Ai-lin, Ran, Zi-qin, and Zhen-yu, 2018
The seismic performance of a prefabricated beam-column steel connection (PBCSC) with flange cover plates was observed through six full scale test specimens under cyclic loading and fatigue testing. The experimental investigation of the PBCSC specimens revealed that the plastic damage of the system after seismic loading was concentrated into the replaceable flange and cover plate components, and that the energy dissipation was performed by the plastic deformation of replaceable components and by frictional damping between the beams and cover plates.
System Concept
The system proposed in this study involves a prefabricated beam-column steel connection (PBCSC) connection in which all welded connections are fabricated in a factory in order to facilitate construction with no on-site welding. The connection is between a circular tube steel column attached to a cantilevered beam and the adjacent H shaped independent beam. A flange cover plate with a dog bone is bolted to the top and bottom of the connection between the beams. A gap is left between the two beam components in order to allow for some rotation under the load application.

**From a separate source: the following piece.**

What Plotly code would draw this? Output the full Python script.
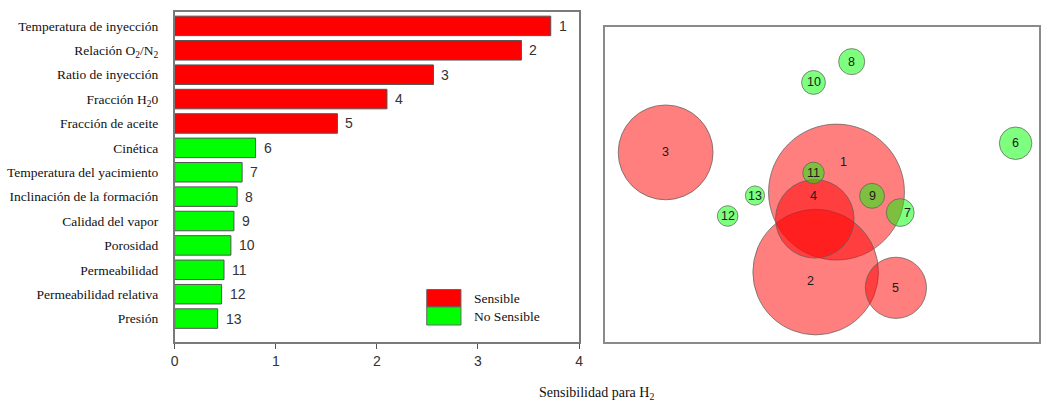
import plotly.graph_objects as go

# Sensitivity ranking for H2 production
parametros = [
    "Temperatura de inyección",
    "Relación O<sub>2</sub>/N<sub>2</sub>",
    "Ratio de inyección",
    "Fracción H<sub>2</sub>0",
    "Fracción de aceite",
    "Cinética",
    "Temperatura del yacimiento",
    "Inclinación de la formación",
    "Calidad del vapor",
    "Porosidad",
    "Permeabilidad",
    "Permeabilidad relativa",
    "Presión",
]
rango = list(range(1, 14))
sensibilidad = [3.72, 3.43, 2.56, 2.10, 1.61, 0.80, 0.667, 0.618, 0.586, 0.556, 0.488, 0.464, 0.425]
sensible = [True] * 5 + [False] * 8

# Bubble map positions (arbitrary 0-100 plane)
burbuja_x = [53.3, 48.5, 13.9, 48.3, 67.0, 94.6, 68.0, 56.8, 61.5, 48.0, 48.0, 28.2, 34.5]
burbuja_y = [47.6, 22.2, 60.2, 39.1, 17.2, 63.1, 41.1, 89.0, 46.4, 82.4, 53.7, 40.0, 46.5]

# label nudges in px (xshift, yshift) for crowded bubbles
label_nudge = {1: (7, 30), 2: (-5, -9), 4: (-1, 23), 7: (7, 0)}

ROJO = "#ff0000"
VERDE = "#00ff00"
SERIF = "Liberation Serif"
SANS = "Liberation Sans"
W, H = 1045, 402

fig = go.Figure()

idx = list(range(len(parametros)))
for flag, color in ((True, ROJO), (False, VERDE)):
    ys = [i for i in idx if sensible[i] == flag]
    fig.add_trace(go.Bar(
        x=[sensibilidad[i] for i in ys], y=ys, orientation="h",
        marker=dict(color=color, line=dict(color="#555555", width=1)),
        width=0.8, xaxis="x", yaxis="y", showlegend=False, hoverinfo="skip",
    ))

# rank numbers next to bars
for i in idx:
    fig.add_annotation(
        x=sensibilidad[i], y=i, xref="x", yref="y", text=str(rango[i]),
        showarrow=False, xanchor="left", xshift=6,
        font=dict(family=SANS, size=14, color="#333333"),
    )

# bubble chart: radius follows sensitivity
def diam(v):
    return 2 * (17.7 * v + 2.1)

for flag, color in ((True, "rgba(255,0,0,0.5)"), (False, "rgba(0,255,0,0.5)")):
    ids = [i for i in idx if sensible[i] == flag]
    fig.add_trace(go.Scatter(
        x=[burbuja_x[i] for i in ids], y=[burbuja_y[i] for i in ids],
        mode="markers", xaxis="x2", yaxis="y2",
        marker=dict(size=[diam(sensibilidad[i]) for i in ids], sizemode="diameter",
                    opacity=1, color=color,
                    line=dict(color="rgba(90,90,90,0.7)", width=1)),
        showlegend=False, hoverinfo="skip",
    ))

for i in idx:
    dx, dy = label_nudge.get(rango[i], (0, 0))
    fig.add_annotation(
        x=burbuja_x[i], y=burbuja_y[i], xref="x2", yref="y2", text=str(rango[i]),
        showarrow=False, xshift=dx, yshift=dy,
        font=dict(family=SANS, size=12.5, color="#1a1a1a"),
    )

# legend: swatches and labels placed in page pixels
legend_items = ((289.5, 307, ROJO, "Sensible"), (307, 325, VERDE, "No Sensible"))
for (top, bottom, color, label) in legend_items:
    fig.add_shape(type="rect", xref="paper", yref="paper",
                  x0=426 / W, x1=460.5 / W, y0=1 - bottom / H, y1=1 - top / H,
                  fillcolor=color, line=dict(color="#666666", width=1))
    fig.add_annotation(x=472 / W, y=1 - (top + bottom) / 2 / H, xref="paper", yref="paper",
                       text=label, showarrow=False, xanchor="left", yanchor="middle",
                       font=dict(family=SERIF, size=13.5, color="#111111"))

fig.add_annotation(x=0.5715, y=1 - 393 / H, xref="paper", yref="paper",
                   text="Sensibilidad para H<sub>2</sub>", showarrow=False, yanchor="middle",
                   font=dict(family=SERIF, size=14, color="#111111"))

fig.update_layout(
    width=W, height=H, margin=dict(l=0, r=0, t=0, b=0),
    paper_bgcolor="white", plot_bgcolor="white", barmode="overlay",
    xaxis=dict(domain=[172 / W, 579.5 / W], range=[0, 4], tickvals=[0, 1, 2, 3, 4],
               ticks="outside", ticklen=5, tickcolor="#555555", showgrid=False, zeroline=False,
               showline=True, mirror=True, linecolor="#7a7a7a", linewidth=1.5,
               tickfont=dict(family=SANS, size=14, color="#333333"), anchor="y"),
    yaxis=dict(domain=[1 - 342 / H, 1 - 12 / H], range=[12.96, -0.57],
               tickvals=idx, ticktext=parametros, ticks="", showgrid=False, zeroline=False,
               showline=True, mirror=True, linecolor="#7a7a7a", linewidth=1.5,
               ticklabelstandoff=12,
               tickfont=dict(family=SERIF, size=13.5, color="#111111"), anchor="x"),
    xaxis2=dict(domain=[606 / W, 1043 / W], range=[0, 100], showticklabels=False,
                ticks="", showgrid=False, zeroline=False, showline=True, mirror=True,
                linecolor="#8a8a8a", linewidth=1.5, anchor="y2"),
    yaxis2=dict(domain=[1 - 342 / H, 1 - 27 / H], range=[0, 100], showticklabels=False,
                ticks="", showgrid=False, zeroline=False, showline=True, mirror=True,
                linecolor="#8a8a8a", linewidth=1.5, anchor="x2"),
)

fig.write_html("out.html")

The system is designed to remain elastic after application of lateral loads with the exception of the cover plates, which are designed to dissipate seismic energy through plastic deformation. Because of the bolted connections between the cover plates and the beam connections, the cover plates are designed to be easily replaceable after seismic loading, which would allow for the system to regain its load capacity after seismic events without significant structural damage to remaining components. Additionally, brass friction plates were included in some of the test specimens between the cover plates in order to increase the seismic energy dissipation capacity of the system through frictional damping.
Experimental Study, Results, and Discussion
The testing consisted of six full scale beam and column subassemblies featuring the PBCSC connection. The column was a 299x16 mm steel pipe, while the beam was a 300 × 200 × 6 × 12 mm H-shaped steel beam. The designs of the test specimens included original and repaired cover plate connections in order to test the repairability of the system after a seismic event. Two of the test specimens also included brass friction plates between the cover plates.
The columns were mounted horizontally in the reaction frame, where the right end was hinged and the left end was hinged to a hydraulic jack and fitted with a force sensor. The free end of the beam was connected to a hydraulic jack to supply lateral cyclic loads, and included both a force sensor and a displacement meter. The hydraulic jack applied displacement-informed cyclic loading to the test specimen with six cycles at displacements of 0.375%, 0.5%, 0.75%, four cycles at 1%, and two cycles at 1.5%, 2%, and finally 2 cycles at increasing displacements by 1%. The testing was terminated when the specimen failed, the beam rotation angle exceeded 0.05 radians, or the load at the end of the beam was greater than the ultimate load and experienced decreases of less than 85%.
The experimental study revealed that the test specimen achieved energy dissipation through the plastic deformation of the cover plates at the beam connection, as well as slip friction between the plates and the beams. The structural damage was concentrated to the replaceable fuse cover connections, which was indicated to be replaceable due to the performance of the repaired specimens. The cantilevered beam was also kept free of structural damage by increasing its thickness. Plastic deformation occurred at the dog bone of the flange cover plate, therefore the seismic design was able to prevent structural damage to other components of the frame system.
Reference
Ai-lin, Z., Ran,L ., Zi-qin, J., and Zhen-yu, Z. (2018). “Experimental study of earthquake-resilient PBCSC with double flange cover plates,” Journal of Constructional Steel Research, 143. pp. 343-356.